WHAT IS NEEDED: Starting at the top of the entries below, write out each line up to and including the one containing "var WICK = '#bcbcbc';". Leave the pictures out.

Records with drawing code:
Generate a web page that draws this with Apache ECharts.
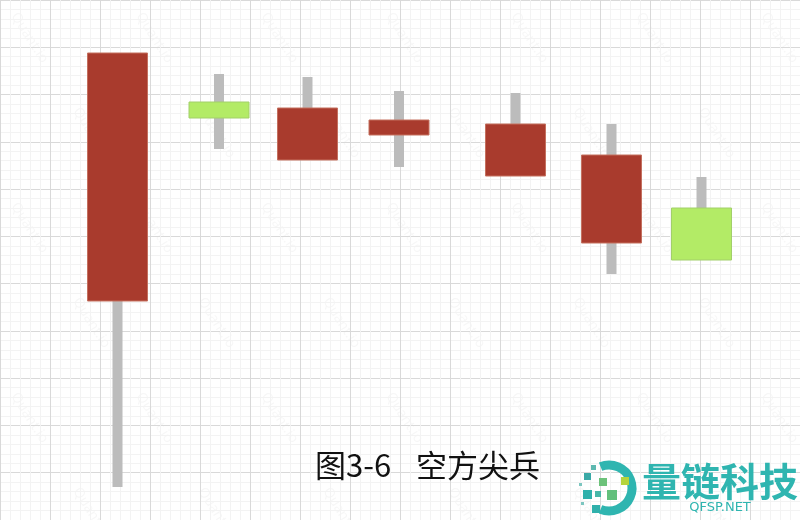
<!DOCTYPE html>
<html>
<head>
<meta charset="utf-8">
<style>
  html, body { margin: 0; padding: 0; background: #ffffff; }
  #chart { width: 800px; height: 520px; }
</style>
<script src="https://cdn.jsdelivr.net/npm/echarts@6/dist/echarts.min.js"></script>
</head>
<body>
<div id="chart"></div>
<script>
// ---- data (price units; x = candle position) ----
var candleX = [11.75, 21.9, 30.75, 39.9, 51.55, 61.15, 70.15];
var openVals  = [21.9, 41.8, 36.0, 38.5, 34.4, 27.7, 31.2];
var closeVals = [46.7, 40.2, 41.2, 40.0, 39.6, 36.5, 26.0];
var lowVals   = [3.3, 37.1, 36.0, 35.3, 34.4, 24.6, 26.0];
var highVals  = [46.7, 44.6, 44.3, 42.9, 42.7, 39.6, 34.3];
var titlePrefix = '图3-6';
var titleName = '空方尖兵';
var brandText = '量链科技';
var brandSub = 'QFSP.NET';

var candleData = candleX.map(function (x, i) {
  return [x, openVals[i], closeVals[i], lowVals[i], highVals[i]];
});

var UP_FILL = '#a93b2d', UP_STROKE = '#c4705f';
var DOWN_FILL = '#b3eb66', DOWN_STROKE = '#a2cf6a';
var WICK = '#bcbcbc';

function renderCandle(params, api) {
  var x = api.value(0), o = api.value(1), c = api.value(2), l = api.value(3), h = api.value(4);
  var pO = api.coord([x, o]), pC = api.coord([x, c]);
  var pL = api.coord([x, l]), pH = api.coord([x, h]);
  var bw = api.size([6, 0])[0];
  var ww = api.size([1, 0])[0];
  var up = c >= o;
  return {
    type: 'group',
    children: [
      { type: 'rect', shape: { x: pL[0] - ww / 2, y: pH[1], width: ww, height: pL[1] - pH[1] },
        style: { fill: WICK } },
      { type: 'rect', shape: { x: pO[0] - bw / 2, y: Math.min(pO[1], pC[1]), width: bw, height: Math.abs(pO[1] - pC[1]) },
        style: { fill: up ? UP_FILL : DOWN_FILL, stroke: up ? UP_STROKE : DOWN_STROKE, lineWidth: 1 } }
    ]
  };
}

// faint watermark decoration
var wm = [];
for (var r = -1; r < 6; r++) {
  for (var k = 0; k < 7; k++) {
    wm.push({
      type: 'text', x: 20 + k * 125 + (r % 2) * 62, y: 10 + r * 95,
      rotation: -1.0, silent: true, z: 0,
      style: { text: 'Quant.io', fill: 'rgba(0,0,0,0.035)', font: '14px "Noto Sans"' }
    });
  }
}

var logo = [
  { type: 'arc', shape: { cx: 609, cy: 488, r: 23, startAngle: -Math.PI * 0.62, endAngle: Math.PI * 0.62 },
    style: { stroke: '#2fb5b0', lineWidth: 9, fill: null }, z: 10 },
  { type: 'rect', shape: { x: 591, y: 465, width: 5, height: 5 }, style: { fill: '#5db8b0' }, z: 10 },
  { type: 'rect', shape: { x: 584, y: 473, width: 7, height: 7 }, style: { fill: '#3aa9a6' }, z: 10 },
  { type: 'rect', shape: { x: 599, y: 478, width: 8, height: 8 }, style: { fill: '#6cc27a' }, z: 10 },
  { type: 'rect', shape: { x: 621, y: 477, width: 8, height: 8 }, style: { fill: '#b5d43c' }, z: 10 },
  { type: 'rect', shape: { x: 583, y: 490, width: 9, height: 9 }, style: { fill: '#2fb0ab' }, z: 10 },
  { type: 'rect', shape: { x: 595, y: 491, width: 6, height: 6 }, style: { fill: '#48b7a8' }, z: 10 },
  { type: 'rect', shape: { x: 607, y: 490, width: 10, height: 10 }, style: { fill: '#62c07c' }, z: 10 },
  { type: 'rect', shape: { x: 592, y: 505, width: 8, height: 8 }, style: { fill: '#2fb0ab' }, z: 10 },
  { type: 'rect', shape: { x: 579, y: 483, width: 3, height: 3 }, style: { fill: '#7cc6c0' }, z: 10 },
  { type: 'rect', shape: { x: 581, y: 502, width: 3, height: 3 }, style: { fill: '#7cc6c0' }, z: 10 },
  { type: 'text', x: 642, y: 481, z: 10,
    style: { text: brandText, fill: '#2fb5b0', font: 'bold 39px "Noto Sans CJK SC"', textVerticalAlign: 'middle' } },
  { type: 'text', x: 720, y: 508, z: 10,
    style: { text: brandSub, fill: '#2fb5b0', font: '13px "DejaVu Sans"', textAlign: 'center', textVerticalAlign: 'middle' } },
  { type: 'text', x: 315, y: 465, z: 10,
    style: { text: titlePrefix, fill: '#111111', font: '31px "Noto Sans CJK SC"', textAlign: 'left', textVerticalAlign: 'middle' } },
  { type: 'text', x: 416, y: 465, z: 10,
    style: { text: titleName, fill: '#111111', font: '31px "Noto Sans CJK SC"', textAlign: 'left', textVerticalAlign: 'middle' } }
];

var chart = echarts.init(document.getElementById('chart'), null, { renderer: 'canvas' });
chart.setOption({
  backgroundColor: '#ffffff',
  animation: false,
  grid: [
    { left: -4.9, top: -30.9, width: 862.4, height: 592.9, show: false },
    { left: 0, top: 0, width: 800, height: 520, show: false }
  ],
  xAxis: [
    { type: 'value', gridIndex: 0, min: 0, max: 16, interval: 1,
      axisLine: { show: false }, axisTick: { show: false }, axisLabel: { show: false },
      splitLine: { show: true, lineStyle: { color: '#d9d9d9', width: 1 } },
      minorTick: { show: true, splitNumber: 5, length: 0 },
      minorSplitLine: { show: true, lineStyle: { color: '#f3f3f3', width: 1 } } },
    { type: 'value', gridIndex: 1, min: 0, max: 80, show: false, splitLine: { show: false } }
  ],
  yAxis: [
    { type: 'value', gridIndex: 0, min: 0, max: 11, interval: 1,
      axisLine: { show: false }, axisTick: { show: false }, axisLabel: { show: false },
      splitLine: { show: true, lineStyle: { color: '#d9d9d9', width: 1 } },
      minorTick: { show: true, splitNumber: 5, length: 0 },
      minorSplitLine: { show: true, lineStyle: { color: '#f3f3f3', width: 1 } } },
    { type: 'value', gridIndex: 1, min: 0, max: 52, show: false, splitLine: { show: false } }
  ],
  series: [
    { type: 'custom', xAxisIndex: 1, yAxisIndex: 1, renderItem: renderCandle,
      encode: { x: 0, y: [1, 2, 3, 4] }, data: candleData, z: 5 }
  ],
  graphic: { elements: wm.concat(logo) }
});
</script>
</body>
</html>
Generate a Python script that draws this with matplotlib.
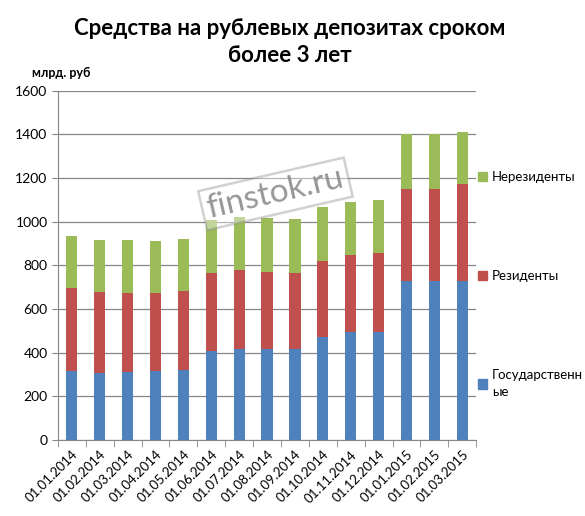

SOLUTION FOR THIS TASK:
Generate a web page that draws this with Apache ECharts.
<!DOCTYPE html>
<html>
<head>
<meta charset="utf-8">
<style>
  html, body { margin: 0; padding: 0; background: #ffffff; }
  #chart { width: 800px; height: 520px; }
</style>
<script src="https://cdn.jsdelivr.net/npm/echarts@6/dist/echarts.min.js"></script>
</head>
<body>
<div id="chart"></div>
<script>
// ---- data (price units; x = candle position) ----
var candleX = [11.75, 21.9, 30.75, 39.9, 51.55, 61.15, 70.15];
var openVals  = [21.9, 41.8, 36.0, 38.5, 34.4, 27.7, 31.2];
var closeVals = [46.7, 40.2, 41.2, 40.0, 39.6, 36.5, 26.0];
var lowVals   = [3.3, 37.1, 36.0, 35.3, 34.4, 24.6, 26.0];
var highVals  = [46.7, 44.6, 44.3, 42.9, 42.7, 39.6, 34.3];
var titlePrefix = '图3-6';
var titleName = '空方尖兵';
var brandText = '量链科技';
var brandSub = 'QFSP.NET';

var candleData = candleX.map(function (x, i) {
  return [x, openVals[i], closeVals[i], lowVals[i], highVals[i]];
});

var UP_FILL = '#a93b2d', UP_STROKE = '#c4705f';
var DOWN_FILL = '#b3eb66', DOWN_STROKE = '#a2cf6a';
var WICK = '#bcbcbc';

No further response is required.